Dorsal Root Ganglia Mitochondrial Biochemical Changes in Non-diabetic and Streptozotocin-Induced Diabetic Mice Fed with a Standard or High-Fat Diet

Background: Mitochondrial dysfunction is purported as a contributory mechanism underlying diabetic neuropathy, but a defined role for damaged mitochondria in diabetic nerves remains unclear, particularly in standard diabetes models. Experiments here used a high-fat diet in attempt to exacerbate the severity of diabetes and expedite the time-course in which mitochondrial dysfunction may occur.

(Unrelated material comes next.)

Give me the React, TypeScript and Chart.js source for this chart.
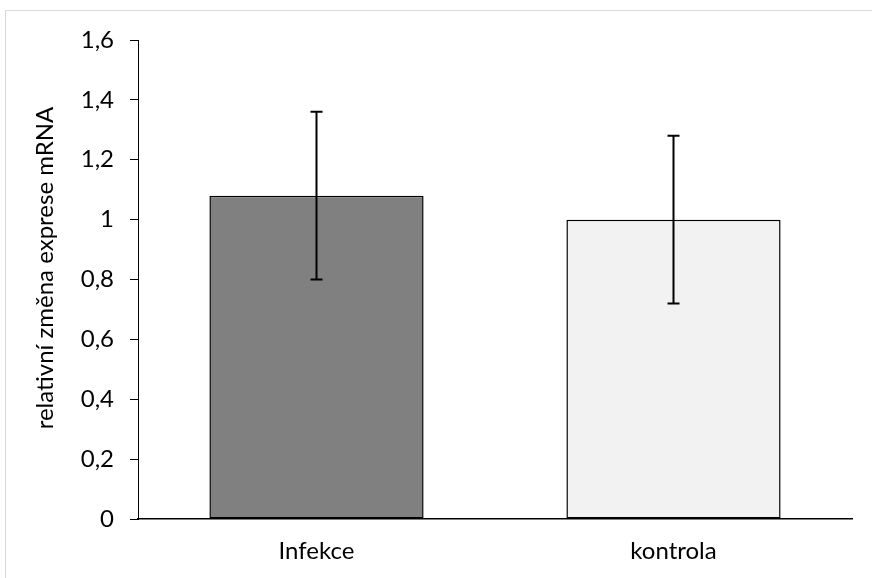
import React, { useEffect, useRef } from "react";
import { Chart, registerables } from "chart.js";

Chart.register(...registerables);

const categories = ["Infekce", "kontrola"];
const values = [1.08, 1.0];
const errLow = [0.8, 0.72];
const errHigh = [1.36, 1.28];
const barColors = ["#808080", "#f2f2f2"];
const yTicks = [0, 0.2, 0.4, 0.6, 0.8, 1, 1.2, 1.4, 1.6];
const yTitle = "relativní změna exprese mRNA";

const FONT = "Lato, 'Open Sans', sans-serif";

const frame = {
  id: "frame",
  beforeDraw(chart: any) {
    const ctx = chart.ctx;
    ctx.save();
    ctx.fillStyle = "#ffffff";
    ctx.fillRect(0, 0, chart.width, chart.height);
    ctx.strokeStyle = "#d9d9d9";
    ctx.lineWidth = 1;
    ctx.strokeRect(5.5, 10.5, 2000, 2000);
    ctx.restore();
  },
};

const axisTitle = {
  id: "axisTitle",
  afterDraw(chart: any) {
    const ctx = chart.ctx;
    ctx.save();
    ctx.translate(53, 268);
    ctx.rotate(-Math.PI / 2);
    ctx.fillStyle = "#000000";
    ctx.font = `24px ${FONT}`;
    ctx.textAlign = "center";
    ctx.textBaseline = "alphabetic";
    ctx.fillText(yTitle, 0, 0);
    ctx.restore();
  },
};

const errorBars = {
  id: "errorBars",
  afterDatasetsDraw(chart: any) {
    const ctx = chart.ctx;
    const meta = chart.getDatasetMeta(0);
    const y = chart.scales.y;
    ctx.save();
    ctx.strokeStyle = "#000000";
    ctx.lineWidth = 2;
    meta.data.forEach((bar: any, i: number) => {
      const x = bar.x;
      const yl = y.getPixelForValue(errLow[i]);
      const yh = y.getPixelForValue(errHigh[i]);
      ctx.beginPath();
      ctx.moveTo(x, yl);
      ctx.lineTo(x, yh);
      ctx.moveTo(x - 6, yl);
      ctx.lineTo(x + 6, yl);
      ctx.moveTo(x - 6, yh);
      ctx.lineTo(x + 6, yh);
      ctx.stroke();
    });
    ctx.restore();
  },
};

export default function App() {
  const ref = useRef<HTMLCanvasElement>(null);
  useEffect(() => {
    if (!ref.current) return;
    const chart = new Chart(ref.current, {
      type: "bar",
      data: {
        labels: categories,
        datasets: [
          {
            data: values,
            backgroundColor: barColors,
            borderColor: "#000000",
            borderWidth: 1.5,
            borderSkipped: false,
            barPercentage: 0.6,
            categoryPercentage: 1,
          },
        ],
      },
      options: {
        responsive: false,
        animation: false,
        layout: { padding: { top: 40, right: 20, left: 0, bottom: 0 } },
        plugins: { legend: { display: false }, tooltip: { enabled: false } },
        scales: {
          x: {
            grid: { display: false, drawTicks: false },
            border: { display: true, color: "#000000", width: 1.5 },
            ticks: { color: "#000000", font: { family: FONT, size: 24 }, padding: 18 },
            afterFit(scale: any) {
              scale.height = 59;
            },
          },
          y: {
            min: 0,
            max: 1.6,
            afterBuildTicks(scale: any) {
              scale.ticks = yTicks.map((v) => ({ value: v }));
            },
            grid: { display: true, drawOnChartArea: false, drawTicks: true, tickLength: 8, color: "#000000" },
            border: { display: true, color: "#000000", width: 1 },
            ticks: {
              color: "#000000",
              font: { family: FONT, size: 24 },
              padding: 16,
              callback: (v: any) => String(Number(v).toFixed(1).replace(/\.0$/, "")).replace(".", ","),
            },
            afterFit(scale: any) {
              scale.width = 138;
            },
          },
        },
      },
      plugins: [frame, errorBars, axisTitle],
    });
    return () => chart.destroy();
  }, []);
  return (
    <div style={{ position: "fixed", left: 0, top: 0, width: 872, height: 578, background: "#fff" }}>
      <canvas ref={ref} width={872} height={578} />
    </div>
  );
}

We hypothesized a high-fat diet in addition to diabetes would increase stress on sensory neurons and worsen mitochondrial dysfunction. Methods: Oxidative phosphorylation proteins and proteins associated with mitochondrial function were quantified in lumbar dorsal root ganglia. Comparisons were made between non-diabetic and streptozotocininduced (STZ) C57Bl/6 mice fed a standard or high-fat diet for 8 weeks. Results: Complex III subunit Core-2 and voltage dependent anion channel were increased (by 36% and 28% respectively, p<0.05) in diabetic mice compared to nondiabetic mice fed the standard diet. There were no differences among groups in UCP2, PGC-1α, PGC-1β levels or Akt, mTor, or AMPK activation. These data suggest compensatory mitochondrial biogenesis occurs to offset potential mitochondrial dysfunction after 8 weeks of STZinduced diabetes, but a high-fat diet does not alter these parameters. Conclusion: Our results indicate mitochondrial protein changes early in STZ-induced diabetes. Interestingly, a high-fat diet does not appear to affect mitochondrial proteins in either nondiabetic or STZ- diabetic mice.